Some Other Types of Testing
The vocabulary of testing is indeed rich and plentiful. Next follow some terms that get thrown around frequently enough and that are related to developer testing in one way or another.
The term smoke testing originated from engineers testing pipes by blowing smoke into them. If there was a crack, the smoke would seep out through it. In software development, smoke testing refers to one or a few simple tests executed immediately after the system has been deployed. The “Hello World” of smoke testing is logging into the application.6 Trivial as it may seem, such a test provides a great deal of information. For example, it will show that
The application has been deployed successfully
The network connection works (in case of network applications)
The database could be reached (because user credentials are usually stored in the database)
The application starts, which means that it isn’t critically flawed
Smoke tests are perfect candidates for automation and should be part of an automated build/deploy cycle. Earlier we touched on the subject of regression tests. Smoke tests are the tests that are run first in a regression test suite or as early as possible in a continuous delivery pipeline.
Sometimes we encounter the term end-to-end testing. Most commonly, the term refers to system testing on steroids. The purpose of an end-to-end test is to include the entire execution path or process through a system, which may involve actions outside the system. The difference from system testing is that a process or use case may span not only one system, but several. This is certainly true in cases where the in-house systems are integrated with external systems that cannot be controlled. In such cases, the end-to-end test is supposed to make sure that all systems and subsystems perform correctly and produce the desired result.
What’s problematic about this term is that its existence is inseparably linked to one’s definition of a system and system boundary. In short, if we don’t want to make a fuss about the fact that our e-commerce site uses a payment gateway operated by a third party, then we’re perfectly fine without end-to-end tests.
Characterization testing is the kind of testing you’re forced to engage in when changing old code that supposedly works but it’s unclear what requirements it’s based on, and there are no tests around to explain what it’s supposed to be doing. Trying to figure out the intended functionality based on old documentation is usually a futile attempt, because the code has diverged from the scribblings on a wrinkled piece of paper covered with coffee stains long ago.7 In such conditions, one has to assume that the code’s behavior is correct and pin it down with tests (preferably unit tests), so that changing it becomes less scary. Thus, the existing behavior is “characterized.” Characterization tests differ from regression tests in that they aim at stabilizing existing behavior, and not necessarily the correct behavior.
Positive and Negative Testing
The purpose of positive testing is to verify that whatever is tested works as expected and behaves like it’s supposed to. In order to do so, the test itself is friendly to the tested artifact. It supplies inputs that are within allowed ranges, in a timely fashion, and in the correct order. Tests that are run in such a manner and exercise a typical use case are also called happy path tests.
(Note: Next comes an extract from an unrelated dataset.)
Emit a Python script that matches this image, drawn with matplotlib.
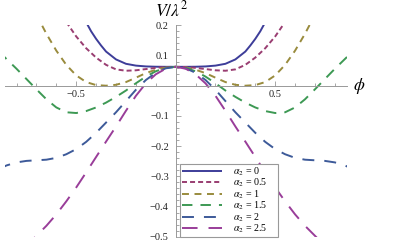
import numpy as np
from matplotlib import pyplot as plt

plt.rcParams['font.family'] = ['Liberation Serif', 'DejaVu Serif']
plt.rcParams['mathtext.fontset'] = 'stix'
plt.rcParams['lines.scale_dashes'] = False

# values for phi >= 0 (the curves are symmetric in phi)
phi_0 = [0, 0.05, 0.1, 0.15, 0.2, 0.25, 0.3, 0.35, 0.375, 0.4, 0.425, 0.45]
V_0 = [0.0625, 0.0625, 0.0628, 0.0638, 0.0665, 0.0725, 0.087, 0.113, 0.133, 0.155, 0.18, 0.21]

phi_05 = [0, 0.05, 0.1, 0.15, 0.2, 0.25, 0.3, 0.35, 0.4, 0.45, 0.5, 0.55]
V_05 = [0.0625, 0.0618, 0.059, 0.055, 0.051, 0.0495, 0.054, 0.069, 0.093, 0.124, 0.163, 0.211]

phi_1 = [0, 0.05, 0.1, 0.15, 0.2, 0.25, 0.3, 0.35, 0.4, 0.45, 0.5, 0.55, 0.6, 0.65, 0.7]
V_1 = [0.0625, 0.06, 0.0528, 0.0416, 0.0265, 0.012, 0.003, 0.0, 0.002, 0.012, 0.034, 0.069,
       0.116, 0.172, 0.235]

phi_15 = [0, 0.05, 0.1, 0.15, 0.2, 0.25, 0.3, 0.35, 0.4, 0.45, 0.5, 0.55, 0.6, 0.65, 0.7,
          0.75, 0.8, 0.85, 0.9]
V_15 = [0.0625, 0.0588, 0.0478, 0.0301, 0.008, -0.016, -0.037, -0.056, -0.072, -0.084, -0.0905,
        -0.088, -0.072, -0.045, -0.012, 0.022, 0.056, 0.088, 0.12]

phi_2 = [0, 0.05, 0.1, 0.15, 0.2, 0.25, 0.3, 0.35, 0.4, 0.45, 0.5, 0.55, 0.6, 0.65, 0.7,
         0.75, 0.8, 0.85, 0.9]
V_2 = [0.0625, 0.0575, 0.0428, 0.0188, -0.0135, -0.051, -0.088, -0.122, -0.156, -0.186, -0.21,
       -0.227, -0.239, -0.245, -0.247, -0.249, -0.254, -0.264, -0.279]

phi_25 = [0, 0.05, 0.1, 0.15, 0.2, 0.25, 0.3, 0.35, 0.4, 0.45, 0.5, 0.55, 0.6, 0.65, 0.7,
          0.75, 0.8]
V_25 = [0.0625, 0.0563, 0.0378, 0.0076, -0.0335, -0.083, -0.135, -0.185, -0.236, -0.287, -0.337,
        -0.383, -0.426, -0.464, -0.497, -0.53, -0.56]

labels = [r'$\alpha_2$ = 0', r'$\alpha_2$ = 0.5', r'$\alpha_2$ = 1',
          r'$\alpha_2$ = 1.5', r'$\alpha_2$ = 2', r'$\alpha_2$ = 2.5']
colors = [(0.24, 0.24, 0.6), (0.6, 0.24, 0.442), (0.6, 0.547, 0.24),
          (0.24, 0.6, 0.33), (0.24, 0.353, 0.6), (0.6, 0.24, 0.6)]
dashes = [None, (3.6, 2.2), (5.0, 4.0), (7.5, 5.8), (8.6, 7.2), (11.2, 7.9)]

curves = [(phi_0, V_0), (phi_05, V_05), (phi_1, V_1),
          (phi_15, V_15), (phi_2, V_2), (phi_25, V_25)]

fig = plt.figure(figsize=(3.95, 2.47), dpi=100)
ax = fig.add_axes([0.01165, 0.0417, 0.8663, 0.8559])

for (phi, V), lab, col, ds in zip(curves, labels, colors, dashes):
    phi = np.array(phi)
    V = np.array(V)
    x = np.concatenate([-phi[::-1], phi[1:]])
    y = np.concatenate([V[::-1], V[1:]])
    line, = ax.plot(x, y, color=col, lw=1.4, label=lab, solid_capstyle='butt', dash_capstyle='butt')
    if ds is not None:
        line.set_dashes(ds)

ax.set_xlim(-0.86, 0.86)
ax.set_ylim(-0.5, 0.2)

ax.spines['left'].set_position(('data', 0))
ax.spines['bottom'].set_position(('data', 0))
ax.spines['top'].set_visible(False)
ax.spines['right'].set_visible(False)
for s in ['left', 'bottom']:
    ax.spines[s].set_color('#999999')
    ax.spines[s].set_linewidth(0.7)

ax.set_xticks([-0.5, 0.5])
ax.set_xticklabels(['\u22120.5', '0.5'])
ax.set_xticks([-0.8, -0.7, -0.6, -0.4, -0.3, -0.2, -0.1, 0.1, 0.2, 0.3, 0.4, 0.6, 0.7, 0.8], minor=True)
ax.set_yticks([-0.5, -0.4, -0.3, -0.2, -0.1, 0.1, 0.2])
ax.set_yticklabels(['\u22120.5', '\u22120.4', '\u22120.3', '\u22120.2', '\u22120.1', '0.1', '0.2'])
ax.set_yticks(np.arange(-0.48, 0.2, 0.02), minor=True)
ax.tick_params(which='both', direction='in', color='#999999', width=0.6, labelsize=7.5, labelcolor='#222222')
ax.tick_params(which='major', length=3.5)
ax.tick_params(which='minor', length=2)
ax.tick_params(axis='y', pad=5)
ax.tick_params(axis='x', pad=3)

ax.text(-0.02, 0.228, r'$V/\lambda^2$', ha='center', va='baseline', fontsize=12.5)
ax.text(0.92, 0.0, r'$\phi$', ha='center', va='center', fontsize=12.5)

leg = ax.legend(loc='lower left', bbox_to_anchor=(0.5126, 0.0, 0.2867, 0.30), mode='expand',
                borderaxespad=0, fontsize=7.2, handlelength=4.0, handletextpad=1.1,
                labelspacing=-0.1, borderpad=0.15, fancybox=False, framealpha=1,
                edgecolor='#999999')
leg.get_frame().set_linewidth(0.8)

fig.savefig('out.png', dpi=100)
The purpose of negative testing is to verify that the system behaves correctly if supplied with invalid values and that it doesn’t generate any unexpected results. What outcome to expect depends on the test level. At the system level, we generally want the system to “do the right thing”: either reject the faulty input in a user-friendly manner, or recover somehow. At the unit level, throwing an exception may be the right thing to do. For example, if a function exercised with a unit test expects a positive number and throws an IllegalArgumentException or ArgumentOutOfRangeException in a negative test that may be fine. What’s important is that the developer has anticipated the scenario.
Small, Medium, and Large Tests
When it comes to pruning terminology, Google may serve as a source of inspiration. To avoid the confusion between terms like end-to-end test, system test, functional test, Selenium8 test, or UI test, the engineers at Google divided tests into only three categories—small, medium, and large (Stewart 2010).
Small tests—Correspond closely to unit tests; they’re small and fast. They’re not allowed to access networks, databases, file systems, and external systems. Neither are they allowed to contain sleep statements or test multithreaded code. They must complete within 60 seconds.
Medium tests—May check the interactions between different tiers of the application, which means that they can use databases, access the file system, and test multithreaded code. They should stay away from external systems and remote hosts, though, and should execute for no longer than 300 seconds.
Large tests—Not restricted by any limitations.